Copy the data below exactly, omitting any picture it contains.

> Supplied data:
——————

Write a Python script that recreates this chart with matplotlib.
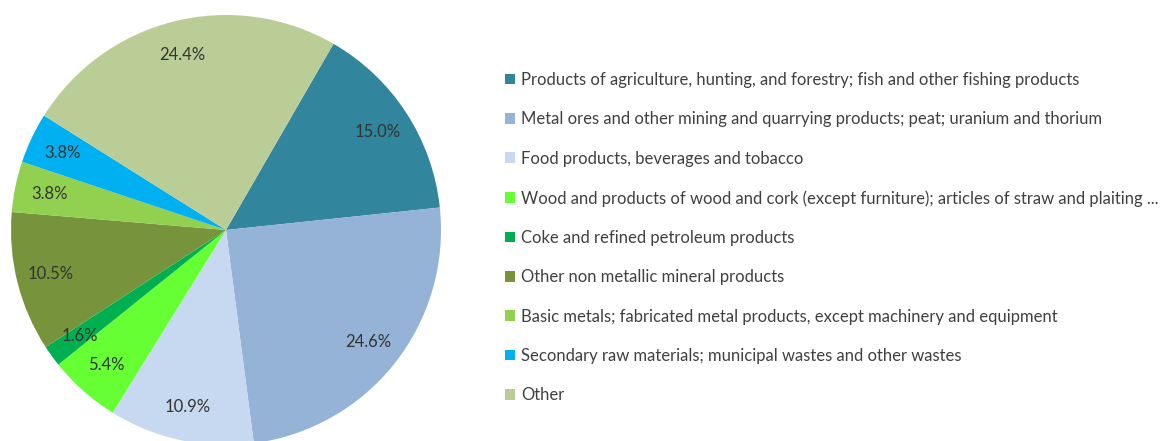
import matplotlib.pyplot as plt

plt.rcParams['font.family'] = ['Lato', 'DejaVu Sans']

labels = [
    "Products of agriculture, hunting, and forestry; fish and other fishing products",
    "Metal ores and other mining and quarrying products; peat; uranium and thorium",
    "Food products, beverages and tobacco",
    "Wood and products of wood and cork (except furniture); articles of straw and plaiting ...",
    "Coke and refined petroleum products",
    "Other non metallic mineral products",
    "Basic metals; fabricated metal products, except machinery and equipment",
    "Secondary raw materials; municipal wastes and other wastes",
    "Other",
]
shares = [15.0, 24.6, 10.9, 5.4, 1.6, 10.5, 3.8, 3.8, 24.4]
colors = ["#31859C", "#95B3D7", "#C6D9F1", "#66FF33", "#00B050",
          "#77933C", "#92D050", "#00B0F0", "#BBCD97"]

fig = plt.figure(figsize=(11.67, 4.41), dpi=100)
ax = fig.add_axes([11 / 1167, -4 / 441, 430 / 1167, 430 / 441])

wedges, texts, autotexts = ax.pie(
    shares, colors=colors, startangle=60, counterclock=False,
    autopct="%.1f%%", pctdistance=0.84, radius=1,
    textprops={"fontsize": 12, "color": "#333333"})
ax.set_xlim(-1, 1)
ax.set_ylim(-1, 1)
ax.set_aspect("equal")
ax.axis("off")

fig.legend(wedges, labels, loc="upper left", bbox_to_anchor=(505 / 1167, 1 - 72 / 441),
           frameon=False, fontsize=12, labelcolor="#404040",
           handlelength=0.6, handleheight=0.6, handletextpad=0.36,
           labelspacing=1.40, borderaxespad=0, borderpad=0)

fig.savefig("out.png", dpi=100)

——————

> Exercise answer:
Write a Python script that recreates this chart with matplotlib.
import matplotlib.pyplot as plt

plt.rcParams['font.family'] = ['Lato', 'DejaVu Sans']

labels = [
    "Products of agriculture, hunting, and forestry; fish and other fishing products",
    "Metal ores and other mining and quarrying products; peat; uranium and thorium",
    "Food products, beverages and tobacco",
    "Wood and products of wood and cork (except furniture); articles of straw and plaiting ...",
    "Coke and refined petroleum products",
    "Other non metallic mineral products",
    "Basic metals; fabricated metal products, except machinery and equipment",
    "Secondary raw materials; municipal wastes and other wastes",
    "Other",
]
shares = [15.0, 24.6, 10.9, 5.4, 1.6, 10.5, 3.8, 3.8, 24.4]
colors = ["#31859C", "#95B3D7", "#C6D9F1", "#66FF33", "#00B050",
          "#77933C", "#92D050", "#00B0F0", "#BBCD97"]

fig = plt.figure(figsize=(11.67, 4.41), dpi=100)
ax = fig.add_axes([11 / 1167, -4 / 441, 430 / 1167, 430 / 441])

wedges, texts, autotexts = ax.pie(
    shares, colors=colors, startangle=60, counterclock=False,
    autopct="%.1f%%", pctdistance=0.84, radius=1,
    textprops={"fontsize": 12, "color": "#333333"})
ax.set_xlim(-1, 1)
ax.set_ylim(-1, 1)
ax.set_aspect("equal")
ax.axis("off")

fig.legend(wedges, labels, loc="upper left", bbox_to_anchor=(505 / 1167, 1 - 72 / 441),
           frameon=False, fontsize=12, labelcolor="#404040",
           handlelength=0.6, handleheight=0.6, handletextpad=0.36,
           labelspacing=1.40, borderaxespad=0, borderpad=0)

fig.savefig("out.png", dpi=100)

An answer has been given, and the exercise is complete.